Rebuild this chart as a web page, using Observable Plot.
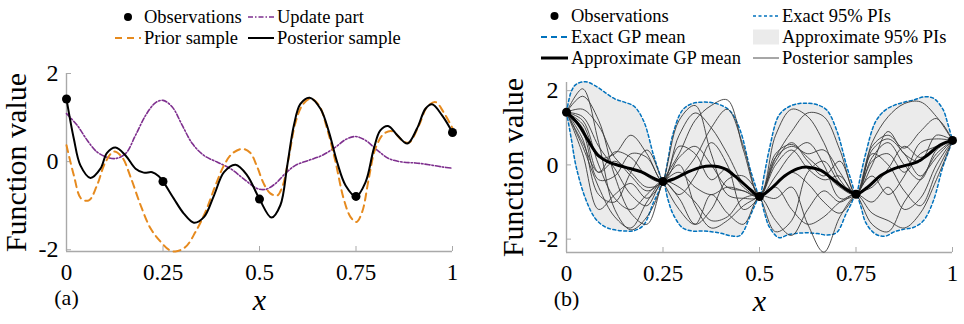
<!DOCTYPE html>
<html><head><meta charset="utf-8">
<script src="https://cdn.jsdelivr.net/npm/d3@7"></script>
<script src="https://cdn.jsdelivr.net/npm/@observablehq/plot@0.6"></script>
<style>
body{margin:0;background:#fff;}
#wrap{position:relative;width:964px;height:324px;font-family:"Liberation Serif",serif;background:#fff;overflow:hidden;}
#wrap svg, #wrap svg text{font-family:"Liberation Serif",serif !important;}
.panel{position:absolute;top:0;}
#legend{position:absolute;left:0;top:0;pointer-events:none;}
</style></head><body><div id="wrap"></div>
<script>
// ---------- data ----------
const xTicks = [0, 0.25, 0.5, 0.75, 1];
const yTicks = [-2, 0, 2];
const obsX = [0, 0.25, 0.5, 0.75, 1];
const obsY = [1.42, -0.45, -0.85, -0.79, 0.66];

// panel (a)
const postX = [0,0.019,0.036,0.062,0.088,0.105,0.127,0.153,0.179,0.2,0.222,0.239,0.25,0.278,0.304,0.33,0.356,0.382,0.408,0.438,0.468,0.5,0.531,0.554,0.572,0.589,0.606,0.63,0.658,0.68,0.701,0.723,0.75,0.775,0.796,0.813,0.833,0.857,0.883,0.908,0.93,0.947,0.973,1];
const postY = [1.42,0.52,-0.085,-0.37,-0.16,0.2,0.32,0.14,-0.16,-0.25,-0.24,-0.33,-0.45,-0.84,-1.18,-1.385,-1.26,-0.77,-0.24,-0.07,-0.31,-0.85,-1.27,-0.99,-0.085,0.82,1.31,1.45,1.2,0.67,-0.01,-0.54,-0.79,-0.46,0.29,0.71,0.81,0.6,0.41,0.75,1.2,1.3,1.05,0.66];
const priorX = [0,0.019,0.038,0.058,0.079,0.101,0.123,0.144,0.166,0.192,0.218,0.244,0.265,0.282,0.308,0.334,0.36,0.386,0.408,0.429,0.455,0.476,0.494,0.511,0.528,0.546,0.56,0.576,0.593,0.611,0.632,0.654,0.675,0.697,0.718,0.736,0.751,0.766,0.783,0.8,0.822,0.844,0.87,0.887,0.913,0.934,0.956,0.977,1];
const priorY = [0.37,-0.31,-0.84,-0.88,-0.54,-0.01,0.23,0.1,-0.35,-0.99,-1.52,-1.82,-2.0,-2.04,-1.94,-1.6,-1.14,-0.54,-0.085,0.18,0.29,0.2,-0.12,-0.5,-0.72,-0.77,-0.55,0.1,0.88,1.28,1.43,1.28,0.75,-0.01,-0.84,-1.26,-1.37,-1.14,-0.39,0.29,0.63,0.69,0.48,0.43,0.82,1.24,1.35,1.12,0.76];
const updateX = [0,0.028,0.054,0.079,0.105,0.127,0.153,0.179,0.205,0.231,0.25,0.274,0.3,0.326,0.356,0.39,0.425,0.459,0.494,0.516,0.541,0.567,0.593,0.628,0.662,0.697,0.723,0.749,0.775,0.805,0.835,0.87,0.904,0.939,0.973,1];
const updateY = [1.09,0.82,0.48,0.22,0.1,0.07,0.18,0.6,1.05,1.34,1.39,1.24,0.82,0.41,0.14,-0.01,-0.16,-0.39,-0.61,-0.63,-0.5,-0.27,-0.085,0.03,0.14,0.33,0.5,0.57,0.48,0.26,0.07,-0.01,-0.03,-0.07,-0.12,-0.15];

// panel (b)
const meanX = [0,0.03,0.056,0.082,0.108,0.151,0.194,0.228,0.25,0.28,0.315,0.349,0.375,0.409,0.444,0.478,0.5,0.53,0.565,0.599,0.625,0.659,0.694,0.728,0.75,0.78,0.815,0.849,0.884,0.909,0.935,0.97,1];
const meanY = [1.42,1.1,0.66,0.26,0.08,-0.06,-0.19,-0.37,-0.45,-0.37,-0.19,-0.06,-0.03,-0.1,-0.37,-0.68,-0.85,-0.64,-0.3,-0.1,-0.06,-0.15,-0.42,-0.68,-0.79,-0.6,-0.28,-0.1,0.0,0.08,0.26,0.55,0.66];
const piX = [0,0.0125,0.025,0.05,0.075,0.1,0.125,0.15,0.175,0.2,0.225,0.2375,0.25,0.2625,0.275,0.3,0.325,0.35,0.375,0.4,0.425,0.45,0.475,0.4875,0.5,0.5125,0.525,0.55,0.575,0.6,0.625,0.65,0.675,0.7,0.725,0.7375,0.75,0.7625,0.775,0.8,0.825,0.85,0.875,0.9,0.925,0.95,0.975,0.9875,1];
const piUpper = [1.42,1.98,2.17,2.24,2.13,1.95,1.78,1.69,1.58,1.18,0.28,-0.12,-0.45,0.12,0.8,1.47,1.65,1.69,1.68,1.61,1.44,0.93,-0.08,-0.5,-0.85,-0.25,0.4,1.33,1.56,1.65,1.66,1.62,1.47,0.93,0.0,-0.42,-0.79,-0.25,0.3,1.15,1.47,1.61,1.69,1.75,1.83,1.8,1.5,1.12,0.66];
const piLower = [1.42,0.7,-0.05,-0.93,-1.45,-1.67,-1.75,-1.78,-1.77,-1.62,-1.02,-0.75,-0.45,-0.92,-1.3,-1.69,-1.78,-1.78,-1.8,-1.84,-1.91,-1.9,-1.4,-1.1,-0.85,-1.28,-1.66,-1.96,-1.88,-1.84,-1.83,-1.85,-1.89,-1.82,-1.3,-1.05,-0.79,-1.12,-1.55,-1.86,-1.92,-1.8,-1.73,-1.68,-1.5,-0.98,-0.05,0.3,0.66];
const sampleX = [0,0.0417,0.0833,0.125,0.1667,0.2083,0.25,0.2917,0.3333,0.375,0.4167,0.4583,0.5,0.5417,0.5833,0.625,0.6667,0.7083,0.75,0.7917,0.8333,0.875,0.9167,0.9583,1];
const sample1 = [1.42,2.05,0.6,-1.2,-1.75,-1.4,-0.45,1.2,1.6,0.3,-0.8,-0.9,-0.85,0.8,1.5,1.3,0.6,-0.4,-0.79,0.6,1.3,1.65,1.7,1.3,0.66];
const sample2 = [1.42,1.85,1.2,-0.3,-1.3,-1.6,-0.45,0.3,1.2,1.6,1.75,0.4,-0.85,0.2,0.9,1.4,1.3,0.4,-0.79,0.5,0.8,0.45,0.9,1.25,0.66];
const sample3 = [1.42,1.5,1.05,0.2,-0.2,-0.6,-0.45,0.8,1.4,1.0,0.3,-0.5,-0.85,0.3,0.55,0.2,-0.2,-0.6,-0.79,0.4,0.7,0.3,-0.3,0.3,0.66];
const sample4 = [1.42,1.2,0.0,-0.9,-1.2,-0.8,-0.45,-0.9,-1.6,-1.2,-0.4,-0.3,-0.85,-1.8,-1.5,-0.2,0.1,-0.5,-0.79,-1.6,-1.8,-1.0,-0.4,0.2,0.66];
const sample5 = [1.42,0.9,-0.4,-0.3,0.3,0.2,-0.45,-0.3,0.2,1.0,1.5,0.5,-0.85,0.0,0.4,-0.1,-0.4,-0.3,-0.79,0.2,0.6,0.0,-0.4,0.4,0.66];
const sample6 = [1.42,0.7,-0.8,-1.0,-0.2,0.4,-0.45,-1.2,-1.6,-0.8,-1.3,-1.6,-0.85,-0.9,-0.6,-1.6,-2.35,-1.4,-0.79,-0.6,-0.1,0.5,0.2,0.5,0.66];
const sample7 = [1.42,1.0,-0.2,0.35,0.2,-0.3,-0.45,0.2,0.5,0.0,-0.6,-0.7,-0.85,0.2,0.5,0.3,0.4,-0.2,-0.79,0.3,0.0,-0.7,-1.1,-0.2,0.66];
const sample8 = [1.42,0.5,-0.6,-1.4,-1.7,-1.0,-0.45,-0.6,-1.0,-1.5,-1.4,-0.9,-0.85,-1.5,-1.9,-1.2,-0.7,-1.0,-0.79,-1.3,-1.5,-1.7,-1.3,-0.4,0.66];
const sample9 = [1.42,1.1,0.2,0.3,0.8,0.3,-0.45,0.5,0.3,-0.4,-0.1,-0.6,-0.85,-0.3,0.3,0.6,0.0,-0.9,-0.79,0.0,0.9,0.3,0.1,0.8,0.66];
const sample10 = [1.42,0.6,-0.2,0.1,-0.3,-0.7,-0.45,-0.2,-0.6,-0.8,-0.6,-0.7,-0.85,-0.5,-0.2,-0.5,-1.0,-1.3,-0.79,-0.3,-0.8,-0.3,0.6,0.7,0.66];
const sample11 = [1.42,1.3,0.5,-0.1,-0.8,-1.1,-0.45,-0.8,-0.3,0.6,0.0,-1.2,-0.85,0.1,0.6,0.1,-0.3,0.1,-0.79,0.1,0.3,-0.2,0.3,0.5,0.66];
const sample12 = [1.42,0.3,-1.2,-0.8,-0.5,-0.9,-0.45,0.0,-1.1,-1.7,-1.5,-1.1,-0.85,-0.6,-1.2,-1.6,-1.4,-1.0,-0.79,-1.0,-0.6,-1.2,-0.9,0.0,0.66];
const samples = [sample1,sample2,sample3,sample4,sample5,sample6,sample7,sample8,sample9,sample10,sample11,sample12];

// ---------- helpers ----------
const pts = (xs, ys) => xs.map((x, i) => ({x, y: ys[i]}));
const grey = "#a9a9a9";
const orange = "#e68a1e", purple = "#7e2f8e", blue = "#0072bd";
const font = "Liberation Serif";
const fmt = d => String(d);

function axes(yMin) {
  return [
    Plot.ruleY([yMin], {stroke: grey, strokeWidth: 1.4}),
    Plot.ruleX([0], {stroke: grey, strokeWidth: 1.4}),
    Plot.axisX(xTicks, {tickSize: -5, tickFormat: () => "", stroke: grey, label: null}),
    Plot.axisY(yTicks, {tickSize: -5, tickFormat: () => "", stroke: grey, label: null}),
    Plot.axisX(xTicks, {tickSize: 0, tickPadding: 12, tickFormat: fmt, fontSize: 23, fontFamily: font, label: null}),
    Plot.axisY(yTicks, {tickSize: 0, tickPadding: 8, tickFormat: fmt, fontSize: 24, fontFamily: font, label: null})
  ];
}
function labels(tag, dxY) {
  return [
    Plot.text(["Function value"], {frameAnchor: "left", textAnchor: "middle", rotate: -90, dx: dxY, fontSize: 30, fontFamily: font, fill: "black"}),
    Plot.text(["x"], {frameAnchor: "bottom", textAnchor: "middle", dy: 58, fontSize: 30, fontFamily: font, fontStyle: "italic", fill: "black"}),
    Plot.text([tag], {frameAnchor: "bottom-left", textAnchor: "middle", dy: 53, fontSize: 22, fontFamily: font, fill: "black"})
  ];
}

const wrap = document.getElementById("wrap");

// ---------- panel (a) ----------
const yMinA = -2.04;
const plotA = Plot.plot({
  width: 482, height: 324,
  marginLeft: 66, marginRight: 30, marginTop: 73, marginBottom: 73,
  x: {domain: [0, 1], label: null},
  y: {domain: [yMinA, 2], label: null},
  style: {fontFamily: font, fontSize: "24px", background: "transparent", color: "black", overflow: "visible"},
  marks: [
    ...axes(yMinA),
    Plot.line(pts(updateX, updateY), {x: "x", y: "y", stroke: purple, strokeWidth: 1.6, strokeDasharray: "5,2,1.5,2", curve: "catmull-rom"}),
    Plot.line(pts(priorX, priorY), {x: "x", y: "y", stroke: orange, strokeWidth: 2, strokeDasharray: "7,5", curve: "catmull-rom"}),
    Plot.line(pts(postX, postY), {x: "x", y: "y", stroke: "black", strokeWidth: 2, curve: "catmull-rom"}),
    Plot.dot(pts(obsX, obsY), {x: "x", y: "y", r: 4.5, fill: "black"}),
    ...labels("(a)", -50)
  ]
});
const divA = document.createElement("div");
divA.className = "panel"; divA.style.left = "0px";
divA.appendChild(plotA); wrap.appendChild(divA);

// ---------- panel (b) ----------
const yMinB = -2.36;
const bandRows = piX.map((x, i) => ({x, lo: piLower[i], hi: piUpper[i]}));
const sampleRows = samples.flatMap((s, k) => s.map((y, i) => ({x: sampleX[i], y, id: k})));
const plotB = Plot.plot({
  width: 482, height: 324,
  marginLeft: 84, marginRight: 12, marginTop: 82, marginBottom: 72,
  x: {domain: [0, 1], label: null},
  y: {domain: [yMinB, 2.22], label: null},
  style: {fontFamily: font, fontSize: "24px", background: "transparent", color: "black", overflow: "visible"},
  marks: [
    Plot.areaY(bandRows, {x: "x", y1: "lo", y2: "hi", fill: "#ebebeb", curve: "catmull-rom"}),
    ...axes(yMinB),
    Plot.line(bandRows, {x: "x", y: "hi", stroke: blue, strokeWidth: 1.5, strokeDasharray: "3,2.5", curve: "catmull-rom"}),
    Plot.line(bandRows, {x: "x", y: "lo", stroke: blue, strokeWidth: 1.5, strokeDasharray: "3,2.5", curve: "catmull-rom"}),
    Plot.line(sampleRows, {x: "x", y: "y", z: "id", stroke: "#3a3a3a", strokeWidth: 0.9, curve: "catmull-rom"}),
    Plot.line(pts(meanX, meanY), {x: "x", y: "y", stroke: blue, strokeWidth: 1.5, strokeDasharray: "6,4", curve: "catmull-rom"}),
    Plot.line(pts(meanX, meanY), {x: "x", y: "y", stroke: "black", strokeWidth: 3, curve: "catmull-rom"}),
    Plot.dot(pts(obsX, obsY), {x: "x", y: "y", r: 4.5, fill: "black"}),
    ...labels("(b)", -53)
  ]
});
const divB = document.createElement("div");
divB.className = "panel"; divB.style.left = "482px";
divB.appendChild(plotB); wrap.appendChild(divB);

// ---------- legends ----------
const lg = d3.select(wrap).append("svg").attr("id", "legend").attr("width", 964).attr("height", 324)
  .style("font-size", "18.5px");
function item(x0, x1, y, text, kind, opts = {}) {
  if (kind === "dot") lg.append("circle").attr("cx", (x0 + x1) / 2).attr("cy", y).attr("r", 4).attr("fill", "black");
  else if (kind === "rect") lg.append("rect").attr("x", x0).attr("y", y - 7.5).attr("width", x1 - x0).attr("height", 15).attr("fill", "#ebebeb");
  else lg.append("line").attr("x1", x0).attr("x2", x1).attr("y1", y).attr("y2", y)
      .attr("stroke", opts.stroke).attr("stroke-width", opts.width || 1.5).attr("stroke-dasharray", opts.dash || null);
  lg.append("text").attr("x", x1 + 3).attr("y", y).attr("dy", "0.33em").attr("fill", "black").text(text);
}
// (a)
item(115, 141, 17, "Observations", "dot");
item(248, 274, 17, "Update part", "line", {stroke: purple, width: 1.6, dash: "5,2,1.5,2"});
item(115, 141, 38, "Prior sample", "line", {stroke: orange, width: 2, dash: "7,5"});
item(248, 274, 38, "Posterior sample", "line", {stroke: "black", width: 2});
// (b)
item(541, 568, 16, "Observations", "dot");
item(753, 779, 16, "Exact 95% PIs", "line", {stroke: blue, width: 1.5, dash: "3,2.5"});
item(541, 568, 37, "Exact GP mean", "line", {stroke: blue, width: 1.8, dash: "6,4"});
item(753, 779, 37, "Approximate 95% PIs", "rect");
item(541, 568, 58, "Approximate GP mean", "line", {stroke: "black", width: 3});
item(753, 779, 58, "Posterior samples", "line", {stroke: "#3a3a3a", width: 0.9});
</script>
</body></html>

• EXERCISE:
From the top of the listing above, repeat each line exactly until you reach the line containing "const obsY = [1.42, -0.45, -0.85, -0.79, 0.66];", and repeat that one too. Leave the pictures out.

• OUTPUT BELOW:
Rebuild this chart as a web page, using Observable Plot.
<!DOCTYPE html>
<html><head><meta charset="utf-8">
<script src="https://cdn.jsdelivr.net/npm/d3@7"></script>
<script src="https://cdn.jsdelivr.net/npm/@observablehq/plot@0.6"></script>
<style>
body{margin:0;background:#fff;}
#wrap{position:relative;width:964px;height:324px;font-family:"Liberation Serif",serif;background:#fff;overflow:hidden;}
#wrap svg, #wrap svg text{font-family:"Liberation Serif",serif !important;}
.panel{position:absolute;top:0;}
#legend{position:absolute;left:0;top:0;pointer-events:none;}
</style></head><body><div id="wrap"></div>
<script>
// ---------- data ----------
const xTicks = [0, 0.25, 0.5, 0.75, 1];
const yTicks = [-2, 0, 2];
const obsX = [0, 0.25, 0.5, 0.75, 1];
const obsY = [1.42, -0.45, -0.85, -0.79, 0.66];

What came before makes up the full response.